## EXERCISE GOAL:
Leave the pictures out and quote every line from the start of the listing to the line with "saturation=1, linewidth=0, zorder=3)", inclusive.
── INFORMATION SUPPLIED ──
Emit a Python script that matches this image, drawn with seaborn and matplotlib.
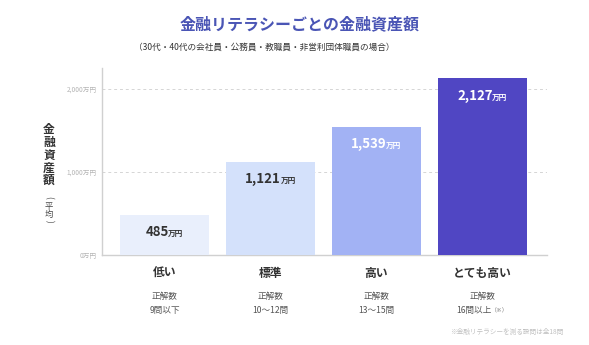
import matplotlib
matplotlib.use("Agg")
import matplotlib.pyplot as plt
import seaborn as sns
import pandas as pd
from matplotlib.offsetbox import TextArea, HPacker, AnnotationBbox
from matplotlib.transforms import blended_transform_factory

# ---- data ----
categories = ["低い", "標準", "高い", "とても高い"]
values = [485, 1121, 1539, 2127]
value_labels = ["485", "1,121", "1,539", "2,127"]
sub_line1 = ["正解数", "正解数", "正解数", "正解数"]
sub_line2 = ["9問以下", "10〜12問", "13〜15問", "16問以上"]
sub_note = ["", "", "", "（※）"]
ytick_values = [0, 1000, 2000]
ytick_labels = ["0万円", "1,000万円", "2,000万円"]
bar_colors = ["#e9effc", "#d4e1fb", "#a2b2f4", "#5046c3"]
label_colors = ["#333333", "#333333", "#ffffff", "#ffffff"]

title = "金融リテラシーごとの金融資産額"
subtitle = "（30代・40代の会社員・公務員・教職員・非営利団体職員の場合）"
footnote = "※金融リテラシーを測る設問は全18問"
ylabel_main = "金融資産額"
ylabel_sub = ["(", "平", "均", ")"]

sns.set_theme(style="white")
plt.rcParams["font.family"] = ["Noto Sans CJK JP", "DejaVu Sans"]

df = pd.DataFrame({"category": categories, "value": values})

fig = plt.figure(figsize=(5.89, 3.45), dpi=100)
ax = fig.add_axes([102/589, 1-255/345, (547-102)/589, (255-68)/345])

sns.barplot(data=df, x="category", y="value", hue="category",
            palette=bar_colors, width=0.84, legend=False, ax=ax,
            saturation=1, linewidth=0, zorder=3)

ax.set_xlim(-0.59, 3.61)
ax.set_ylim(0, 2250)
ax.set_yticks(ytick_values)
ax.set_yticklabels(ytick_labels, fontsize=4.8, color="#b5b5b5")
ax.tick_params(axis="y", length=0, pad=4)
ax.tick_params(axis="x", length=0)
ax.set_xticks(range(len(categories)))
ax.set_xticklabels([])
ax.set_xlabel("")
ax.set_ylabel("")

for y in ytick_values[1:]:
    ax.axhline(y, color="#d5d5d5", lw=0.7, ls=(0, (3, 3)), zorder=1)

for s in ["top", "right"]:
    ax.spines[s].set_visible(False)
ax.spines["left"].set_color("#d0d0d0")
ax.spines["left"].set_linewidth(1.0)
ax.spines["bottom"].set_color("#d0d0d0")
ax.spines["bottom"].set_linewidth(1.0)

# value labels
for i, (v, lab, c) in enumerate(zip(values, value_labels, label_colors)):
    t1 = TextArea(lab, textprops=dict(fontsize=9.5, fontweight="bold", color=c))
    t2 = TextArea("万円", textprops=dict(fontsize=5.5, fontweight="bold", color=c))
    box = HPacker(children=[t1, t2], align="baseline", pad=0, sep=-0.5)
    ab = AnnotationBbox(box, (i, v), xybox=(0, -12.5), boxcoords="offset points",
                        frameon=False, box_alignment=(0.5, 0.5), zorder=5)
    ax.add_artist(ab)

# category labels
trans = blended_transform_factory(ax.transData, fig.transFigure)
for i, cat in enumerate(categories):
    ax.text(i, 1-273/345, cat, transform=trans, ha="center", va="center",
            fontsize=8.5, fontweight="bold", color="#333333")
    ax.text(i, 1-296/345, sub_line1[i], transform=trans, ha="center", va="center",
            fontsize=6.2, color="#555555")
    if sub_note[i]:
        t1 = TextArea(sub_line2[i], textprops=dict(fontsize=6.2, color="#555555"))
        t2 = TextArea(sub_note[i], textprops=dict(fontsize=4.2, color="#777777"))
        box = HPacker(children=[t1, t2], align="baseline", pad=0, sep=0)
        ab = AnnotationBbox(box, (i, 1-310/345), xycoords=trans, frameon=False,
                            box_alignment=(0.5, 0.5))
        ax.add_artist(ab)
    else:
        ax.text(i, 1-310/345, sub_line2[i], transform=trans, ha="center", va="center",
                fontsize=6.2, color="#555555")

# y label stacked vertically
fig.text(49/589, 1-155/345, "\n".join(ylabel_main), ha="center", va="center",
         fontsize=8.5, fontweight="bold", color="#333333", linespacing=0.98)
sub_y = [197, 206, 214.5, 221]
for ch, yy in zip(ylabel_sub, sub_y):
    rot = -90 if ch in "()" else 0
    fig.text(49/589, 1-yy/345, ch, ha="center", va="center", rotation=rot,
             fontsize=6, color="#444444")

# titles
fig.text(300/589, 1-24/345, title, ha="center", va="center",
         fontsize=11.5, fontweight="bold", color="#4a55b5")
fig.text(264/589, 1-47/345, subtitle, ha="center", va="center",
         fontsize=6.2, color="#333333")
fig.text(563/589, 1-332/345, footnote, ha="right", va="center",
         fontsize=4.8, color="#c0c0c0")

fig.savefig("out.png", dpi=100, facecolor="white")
───
## RESPONSE BELOW:
Emit a Python script that matches this image, drawn with seaborn and matplotlib.
import matplotlib
matplotlib.use("Agg")
import matplotlib.pyplot as plt
import seaborn as sns
import pandas as pd
from matplotlib.offsetbox import TextArea, HPacker, AnnotationBbox
from matplotlib.transforms import blended_transform_factory

# ---- data ----
categories = ["低い", "標準", "高い", "とても高い"]
values = [485, 1121, 1539, 2127]
value_labels = ["485", "1,121", "1,539", "2,127"]
sub_line1 = ["正解数", "正解数", "正解数", "正解数"]
sub_line2 = ["9問以下", "10〜12問", "13〜15問", "16問以上"]
sub_note = ["", "", "", "（※）"]
ytick_values = [0, 1000, 2000]
ytick_labels = ["0万円", "1,000万円", "2,000万円"]
bar_colors = ["#e9effc", "#d4e1fb", "#a2b2f4", "#5046c3"]
label_colors = ["#333333", "#333333", "#ffffff", "#ffffff"]

title = "金融リテラシーごとの金融資産額"
subtitle = "（30代・40代の会社員・公務員・教職員・非営利団体職員の場合）"
footnote = "※金融リテラシーを測る設問は全18問"
ylabel_main = "金融資産額"
ylabel_sub = ["(", "平", "均", ")"]

sns.set_theme(style="white")
plt.rcParams["font.family"] = ["Noto Sans CJK JP", "DejaVu Sans"]

df = pd.DataFrame({"category": categories, "value": values})

fig = plt.figure(figsize=(5.89, 3.45), dpi=100)
ax = fig.add_axes([102/589, 1-255/345, (547-102)/589, (255-68)/345])

sns.barplot(data=df, x="category", y="value", hue="category",
            palette=bar_colors, width=0.84, legend=False, ax=ax,
            saturation=1, linewidth=0, zorder=3)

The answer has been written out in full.